The rabbi beside him was an impeccably dressed, distinguished-looking man of German origin who had presided two years ago at his wife’s uncle’s funeral to the satisfaction of the entire family, at which time her mother had had the presence of mind to jot down his telephone number. Quickly, expertly, he tore the lapel of Molkho’s shirt while Molkho looked at him hopefully, trusting him to guide them just as smoothly through the rest of the ceremony. Surrounded by his children, friends, and family, he stood there certain of the acknowledgment in their warm, approving looks, for he knew that they knew how devotedly he had cared for his wife, doing everything he could to nurse her at home until the end—yes, even the rabbi, in brief but eloquent words, was now speaking in his praise.
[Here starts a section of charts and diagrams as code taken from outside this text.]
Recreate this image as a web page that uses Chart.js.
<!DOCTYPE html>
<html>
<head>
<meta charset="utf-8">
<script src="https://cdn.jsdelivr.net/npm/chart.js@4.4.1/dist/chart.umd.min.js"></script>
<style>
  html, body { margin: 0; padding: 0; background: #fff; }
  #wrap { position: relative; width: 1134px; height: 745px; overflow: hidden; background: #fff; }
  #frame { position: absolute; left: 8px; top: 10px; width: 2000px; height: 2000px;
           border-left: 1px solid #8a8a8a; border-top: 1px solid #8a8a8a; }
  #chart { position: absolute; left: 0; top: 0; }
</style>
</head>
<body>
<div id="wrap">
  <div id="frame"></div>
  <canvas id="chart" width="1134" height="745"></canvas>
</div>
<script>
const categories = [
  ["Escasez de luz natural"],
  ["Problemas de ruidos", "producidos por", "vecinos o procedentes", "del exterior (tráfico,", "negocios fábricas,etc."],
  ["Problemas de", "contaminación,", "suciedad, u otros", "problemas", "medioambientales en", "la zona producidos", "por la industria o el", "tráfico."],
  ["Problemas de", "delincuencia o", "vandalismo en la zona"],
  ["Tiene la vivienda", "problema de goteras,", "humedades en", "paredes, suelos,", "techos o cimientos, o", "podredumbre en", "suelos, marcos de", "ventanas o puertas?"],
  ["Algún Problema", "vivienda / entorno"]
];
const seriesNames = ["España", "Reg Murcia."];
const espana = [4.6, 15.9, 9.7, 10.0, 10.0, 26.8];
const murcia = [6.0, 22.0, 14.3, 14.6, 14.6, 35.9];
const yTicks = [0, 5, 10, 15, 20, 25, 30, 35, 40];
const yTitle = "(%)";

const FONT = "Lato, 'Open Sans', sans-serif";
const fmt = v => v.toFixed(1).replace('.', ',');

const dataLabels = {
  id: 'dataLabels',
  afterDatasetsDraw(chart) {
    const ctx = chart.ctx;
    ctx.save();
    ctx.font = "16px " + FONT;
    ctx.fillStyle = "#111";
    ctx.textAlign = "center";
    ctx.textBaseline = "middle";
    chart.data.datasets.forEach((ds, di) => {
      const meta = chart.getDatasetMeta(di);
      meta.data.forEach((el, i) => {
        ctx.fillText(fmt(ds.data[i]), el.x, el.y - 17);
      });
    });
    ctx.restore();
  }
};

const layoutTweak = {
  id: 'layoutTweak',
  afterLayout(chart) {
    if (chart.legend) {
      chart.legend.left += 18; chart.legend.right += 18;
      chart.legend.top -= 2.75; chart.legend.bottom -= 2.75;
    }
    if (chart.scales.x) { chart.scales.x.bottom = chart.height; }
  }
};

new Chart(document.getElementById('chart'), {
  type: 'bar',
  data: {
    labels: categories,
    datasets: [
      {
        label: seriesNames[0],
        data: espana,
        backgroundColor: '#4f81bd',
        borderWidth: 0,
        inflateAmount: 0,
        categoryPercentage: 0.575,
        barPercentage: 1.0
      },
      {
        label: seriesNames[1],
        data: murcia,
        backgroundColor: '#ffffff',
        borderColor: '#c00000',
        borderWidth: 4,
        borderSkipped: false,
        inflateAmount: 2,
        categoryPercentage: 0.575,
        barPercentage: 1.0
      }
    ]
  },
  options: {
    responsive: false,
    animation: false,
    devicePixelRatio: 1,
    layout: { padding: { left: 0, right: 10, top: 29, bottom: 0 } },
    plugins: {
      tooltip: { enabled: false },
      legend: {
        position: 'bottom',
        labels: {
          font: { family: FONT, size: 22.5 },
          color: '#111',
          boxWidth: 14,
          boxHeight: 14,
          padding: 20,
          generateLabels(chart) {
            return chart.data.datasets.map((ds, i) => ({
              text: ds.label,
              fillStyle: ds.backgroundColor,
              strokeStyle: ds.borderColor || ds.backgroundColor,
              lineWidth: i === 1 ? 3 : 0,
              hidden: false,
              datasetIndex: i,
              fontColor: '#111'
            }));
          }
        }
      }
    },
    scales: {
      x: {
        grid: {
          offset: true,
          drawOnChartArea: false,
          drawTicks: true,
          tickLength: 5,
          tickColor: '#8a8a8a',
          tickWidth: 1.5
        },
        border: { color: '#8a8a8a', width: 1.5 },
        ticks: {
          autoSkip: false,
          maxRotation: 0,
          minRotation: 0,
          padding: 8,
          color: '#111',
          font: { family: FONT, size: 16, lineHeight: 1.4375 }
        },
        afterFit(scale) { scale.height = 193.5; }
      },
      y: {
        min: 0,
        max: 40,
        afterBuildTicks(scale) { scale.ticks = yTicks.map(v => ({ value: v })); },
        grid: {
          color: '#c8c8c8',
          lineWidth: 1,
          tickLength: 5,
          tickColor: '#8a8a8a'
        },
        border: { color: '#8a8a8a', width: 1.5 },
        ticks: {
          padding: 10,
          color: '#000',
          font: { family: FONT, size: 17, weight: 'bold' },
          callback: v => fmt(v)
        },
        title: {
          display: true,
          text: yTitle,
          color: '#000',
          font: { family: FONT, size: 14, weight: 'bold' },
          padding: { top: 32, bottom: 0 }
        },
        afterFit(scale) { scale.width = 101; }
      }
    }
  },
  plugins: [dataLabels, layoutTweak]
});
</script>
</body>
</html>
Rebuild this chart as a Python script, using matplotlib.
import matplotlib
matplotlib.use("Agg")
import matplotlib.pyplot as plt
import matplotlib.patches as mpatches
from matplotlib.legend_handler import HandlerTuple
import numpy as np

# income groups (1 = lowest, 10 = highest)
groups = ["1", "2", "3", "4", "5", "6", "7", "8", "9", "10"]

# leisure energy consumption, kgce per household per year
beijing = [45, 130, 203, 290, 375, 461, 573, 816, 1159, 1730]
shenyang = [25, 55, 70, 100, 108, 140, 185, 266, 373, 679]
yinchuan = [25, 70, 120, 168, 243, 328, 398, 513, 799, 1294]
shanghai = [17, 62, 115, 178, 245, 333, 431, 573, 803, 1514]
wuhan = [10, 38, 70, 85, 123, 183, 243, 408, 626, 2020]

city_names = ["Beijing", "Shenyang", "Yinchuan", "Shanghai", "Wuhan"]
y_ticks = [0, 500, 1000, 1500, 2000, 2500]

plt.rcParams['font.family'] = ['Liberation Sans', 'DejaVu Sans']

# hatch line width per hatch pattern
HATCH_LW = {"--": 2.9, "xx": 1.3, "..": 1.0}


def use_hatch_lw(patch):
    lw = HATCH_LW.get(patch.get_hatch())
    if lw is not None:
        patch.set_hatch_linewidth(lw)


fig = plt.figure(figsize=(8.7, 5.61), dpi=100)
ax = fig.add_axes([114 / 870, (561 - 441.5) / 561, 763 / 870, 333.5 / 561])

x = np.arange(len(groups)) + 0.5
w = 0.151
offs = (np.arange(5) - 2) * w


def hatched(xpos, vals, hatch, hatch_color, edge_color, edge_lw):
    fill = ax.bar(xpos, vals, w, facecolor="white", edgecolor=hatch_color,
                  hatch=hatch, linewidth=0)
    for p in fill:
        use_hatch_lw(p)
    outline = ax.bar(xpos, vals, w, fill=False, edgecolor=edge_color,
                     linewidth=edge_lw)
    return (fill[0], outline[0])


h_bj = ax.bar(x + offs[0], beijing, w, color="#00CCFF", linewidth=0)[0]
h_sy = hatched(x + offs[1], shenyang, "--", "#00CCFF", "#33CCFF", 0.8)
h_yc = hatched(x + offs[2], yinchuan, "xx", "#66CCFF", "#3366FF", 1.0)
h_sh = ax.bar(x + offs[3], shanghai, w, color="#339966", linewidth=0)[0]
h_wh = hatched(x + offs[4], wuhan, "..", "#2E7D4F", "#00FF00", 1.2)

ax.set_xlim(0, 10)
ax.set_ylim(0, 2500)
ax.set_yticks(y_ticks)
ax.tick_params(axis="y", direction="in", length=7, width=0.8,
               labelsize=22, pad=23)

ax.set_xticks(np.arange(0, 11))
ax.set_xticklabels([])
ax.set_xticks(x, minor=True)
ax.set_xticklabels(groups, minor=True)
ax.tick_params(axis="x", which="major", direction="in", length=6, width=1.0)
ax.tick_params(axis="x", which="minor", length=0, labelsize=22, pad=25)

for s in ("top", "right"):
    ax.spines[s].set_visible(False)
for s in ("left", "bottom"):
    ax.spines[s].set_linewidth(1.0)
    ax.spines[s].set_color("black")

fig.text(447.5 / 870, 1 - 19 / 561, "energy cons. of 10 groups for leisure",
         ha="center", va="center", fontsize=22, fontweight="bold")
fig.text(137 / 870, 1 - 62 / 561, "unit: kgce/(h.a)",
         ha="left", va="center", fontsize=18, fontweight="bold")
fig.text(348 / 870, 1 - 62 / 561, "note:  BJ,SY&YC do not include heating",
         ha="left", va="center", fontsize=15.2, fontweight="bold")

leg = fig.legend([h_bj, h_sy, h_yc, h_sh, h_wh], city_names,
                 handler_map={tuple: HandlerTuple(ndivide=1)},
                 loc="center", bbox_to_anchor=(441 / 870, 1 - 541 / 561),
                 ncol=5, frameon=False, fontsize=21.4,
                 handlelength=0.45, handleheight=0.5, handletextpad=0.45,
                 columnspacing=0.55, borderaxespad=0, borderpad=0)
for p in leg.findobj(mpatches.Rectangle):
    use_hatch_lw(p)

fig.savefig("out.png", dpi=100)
Raising his eyes to the somberly listening circle of women, his wife’s friends, now regarding him contemplatively, Molkho wondered if any of them knew things he didn’t, intimate secrets she might have shared with them during the long hours they had sat with her, strange fantasies even, the product of her illness, against which he was unable to defend himself. Why, even though she had refused to make love to him since that day seven years ago when her first breast was removed, he had never been unfaithful, had never protested even once!